Banket (originally known as Banket Junction) is a town in the province of Mashonaland West, Zimbabwe. It is located about 95 km north-west of Harare on the main Harare-Chinhoyi road. According to the 1982 Population Census, the town had a population of 5,698. The name of the town is derived from banket rock formation: early settlers saw a conglomerate, which they hoped would bear gold, like the banket of the Witwatersrand gold fields.[1] The conglomerate was not gold-bearing, although gold was late discovered and, along with chromite, is still mined in the area. Cattle, maize, cotton and tobacco are commercially farmed in the area.

Banket grew as a service centre for the surrounding mines and commercial farms, and has suffered from the downscaling of chromite mining in Zimbabwe. The town further suffered from the expropriation of white-owned commercial farms in the controversial land reform programme that began in 2000. The town's main source of income and business clientele, the farmers and businesspeople, all but disappeared from the scene, leading to a loss of business and income. The settlers who took over the farms failed to fill the gap created by the demise of commercial farms. This led to the collapse of retail businesses and the few industries that were in the town.

The town has three primary schools (Kuwadzana, St Georges and Banket Primary) and two secondary schools (Kuwadzana High School and the Catholic-church-owned Sacred Heart Secondary School). It has a district hospital and a council clinic. The town grew primarily because of its role as a service centre for surrounding commercial farms and mining settlements. Mazvikadei Dam is also located north of Banket.

Government and politics

Before the 1992 amalgamation of the rural councils, which managed mainly commercial farm land, and district councils, which managed mainly land held under traditional tenure, Banket-Trelawney Rural Council (BTRC) ran the small town. Services were good and infrastructure was solid[citation needed]. But there was a discrepancy in the level and quality of services between the white commercial farms and mainly white low density suburbs and the black high-density, low-income residential township of Kuwadzana[citation needed]. The amalgamation resulted in the creation of the Zvimba Rural District Council (ZRDC), with the head office being located at Murombedzi growth point. Crispen Kadhoza (ZANU-PF) served as councillor for Banket in ZRDC until losing ZANU-PF primary elections in 2008,[citation needed] and could therefore not represent the party in the electoral contest of 29 March, which was won by the MDC's Fanuel Tembo and Emmanuel Chinanzvavana who became the councillors for the two wards.

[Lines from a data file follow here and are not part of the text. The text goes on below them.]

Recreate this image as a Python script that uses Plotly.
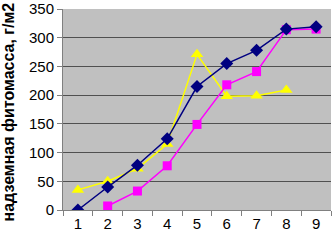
import plotly.graph_objects as go

x_vals = [1, 2, 3, 4, 5, 6, 7, 8, 9]
blue = [0, 40, 78, 124, 215, 255, 278, 315, 319]
magenta = [None, 7, 33, 77, 149, 218, 241, 314, 315]
yellow = [35, 50, 72, 115, 271, 198, 199, 209, None]
y_ticks = [0, 50, 100, 150, 200, 250, 300, 350]
y_title = "надземная фитомасса, г/м2"

fig = go.Figure()
fig.add_trace(go.Scatter(x=x_vals, y=yellow, mode="lines+markers",
                         line=dict(color="#FFFF00", width=1.5),
                         marker=dict(symbol="triangle-up", size=11, color="#FFFF00"),
                         connectgaps=False))
fig.add_trace(go.Scatter(x=x_vals, y=magenta, mode="lines+markers",
                         line=dict(color="#FF00FF", width=1.5),
                         marker=dict(symbol="square", size=9, color="#FF00FF")))
fig.add_trace(go.Scatter(x=x_vals, y=blue, mode="lines+markers",
                         line=dict(color="#000080", width=1.5),
                         marker=dict(symbol="diamond", size=10, color="#000080")))

fig.update_layout(
    width=332, height=240,
    margin=dict(l=63, r=1, t=9, b=30),
    paper_bgcolor="white", plot_bgcolor="#C0C0C0",
    showlegend=False,
    font=dict(family="Liberation Sans, Arial", size=15, color="black"),
    xaxis=dict(range=[0.5, 9.5], tickvals=x_vals, ticktext=[str(v) for v in x_vals],
               showgrid=False, zeroline=False, showline=True, linecolor="#808080",
               linewidth=1, ticks="", automargin=False, ticklabeloverflow="allow",
               minor=dict(ticks="outside", tick0=0.5, dtick=1, ticklen=5,
                          tickcolor="#808080", showgrid=False),
               tickfont=dict(size=15)),
    yaxis=dict(range=[0, 350.01], tickvals=y_ticks, showgrid=True, gridcolor="#505050",
               gridwidth=1, zeroline=False, showline=True, linecolor="#808080",
               ticks="outside", ticklen=5, tickcolor="#808080", automargin=False,
               ticklabeloverflow="allow", tickfont=dict(size=15)),
    annotations=[dict(text="<b>" + y_title + "</b>", textangle=-90, xref="paper", yref="paper",
                      x=0, y=0.5, xanchor="center", yanchor="middle", xshift=-55, yshift=-3,
                      showarrow=False, font=dict(size=16, color="black"))],
)
fig.write_html("out.html", config={"displayModeBar": False},
               post_script="document.body.style.margin='0';document.body.style.overflow='hidden';")
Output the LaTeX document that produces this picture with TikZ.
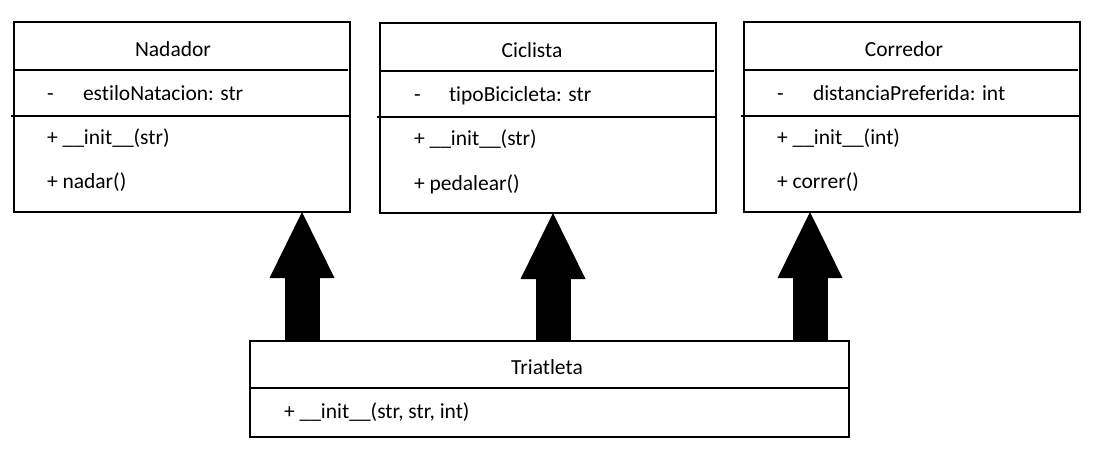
\documentclass[tikz,border=0pt]{standalone}
\usepackage{fontspec}
\setmainfont{Carlito}[Ligatures={NoCommon}]
\usetikzlibrary{arrows.meta}
\begin{document}
\begin{tikzpicture}[x=1pt,y=-1pt,
  box/.style={draw=black, line width=2pt, rectangle, inner sep=0pt, outer sep=0pt, fill=white},
  sep/.style={draw=black, line width=1.2pt},
  txt/.style={inner sep=0pt, outer sep=0pt, anchor=base west, font=\fontsize{21.5}{26}\selectfont},
  ttl/.style={inner sep=0pt, outer sep=0pt, anchor=base, font=\fontsize{21.5}{26}\selectfont},
  inh/.style={draw=black, line width=35pt, -{Triangle[width=65pt,length=66pt,line width=0pt]}}
]
\useasboundingbox (0,0) rectangle (1094,465);

% class boxes
\node[box, minimum width=336pt, minimum height=190pt] (nad) at (182,117) {};
\node[box, minimum width=336pt, minimum height=190pt] (cic) at (548,118) {};
\node[box, minimum width=336pt, minimum height=190pt] (cor) at (912,117) {};
\node[box, minimum width=599pt, minimum height=96pt] (tri) at (549.5,389) {};

% compartment lines
\draw[sep] (14,70) -- (348,70);
\draw[sep] (11,116) -- (350,116);
\draw[sep] (380,71) -- (714,71);
\draw[sep] (377,117) -- (716,117);
\draw[sep] (744,70) -- (1078,70);
\draw[sep] (741,116) -- (1080,116);
\draw[sep] (250,388) -- (848,388);

% Nadador
\node[ttl] (nadT) at (173,57) {Nadador};
\node[txt] (nadA0) at (47,101) {-};
\node[txt] (nadA) at (83,101) {estiloNatacion: str};
\node[txt] (nadM1) at (47,145) {+ \_\_init\_\_(str)};
\node[txt] (nadM2) at (47,189) {+ nadar()};

% Ciclista
\node[ttl] (cicT) at (532,58) {Ciclista};
\node[txt] (cicA0) at (414,102) {-};
\node[txt] (cicA) at (449,102) {tipoBicicleta: str};
\node[txt] (cicM1) at (414,146) {+ \_\_init\_\_(str)};
\node[txt] (cicM2) at (414,190) {+ pedalear()};

% Corredor
\node[ttl] (corT) at (904,57) {Corredor};
\node[txt] (corA0) at (777,101) {-};
\node[txt] (corA) at (813,101) {distanciaPreferida: int};
\node[txt] (corM1) at (777,145) {+ \_\_init\_\_(int)};
\node[txt] (corM2) at (777,189) {+ correr()};

% Triatleta
\node[ttl] (triT) at (547,374) {Triatleta};
\node[txt] (triM1) at (284,418) {+ \_\_init\_\_(str, str, int)};

% inheritance arrows
\coordinate (x1) at (302,0);
\coordinate (x2) at (553,0);
\coordinate (x3) at (810,0);
\draw[inh] (tri.north -| x1) -- (nad.south -| x1);
\draw[inh] (tri.north -| x2) -- (cic.south -| x2);
\draw[inh] (tri.north -| x3) -- (cor.south -| x3);
\end{tikzpicture}
\end{document}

In 2008 Banket gained international fame following a series of politically motivated abductions of supporters of the opposition party. These included the councillors Fanuel Tembo, Emmanuel Chinanzvavana, his wife Concillia Chinanzvavana and an infant who was abducted with the mother. The abductees were later found in police custody after weeks of police denying knowledge of their whereabouts.

In 2007 the local government minister announced plans to turn the administration of Banket over to a town management board, which would put Banket in the same class as such urban centres as Ruwa, Chirundu and Hwange.


Banket used to boast a soccer team known as Banket United, or simply B.U. and more recently Dzinza. The team reached as high as Soccer Division One but never made it to the Premier Soccer League.


  1. ^ Stagman, J.G. 1961. The Geology of the Country around Sinoia and Banket, Lomagundi District. Southern Rhodesia Geological Survey Bulletin 49. ASIN: B0017ZS932.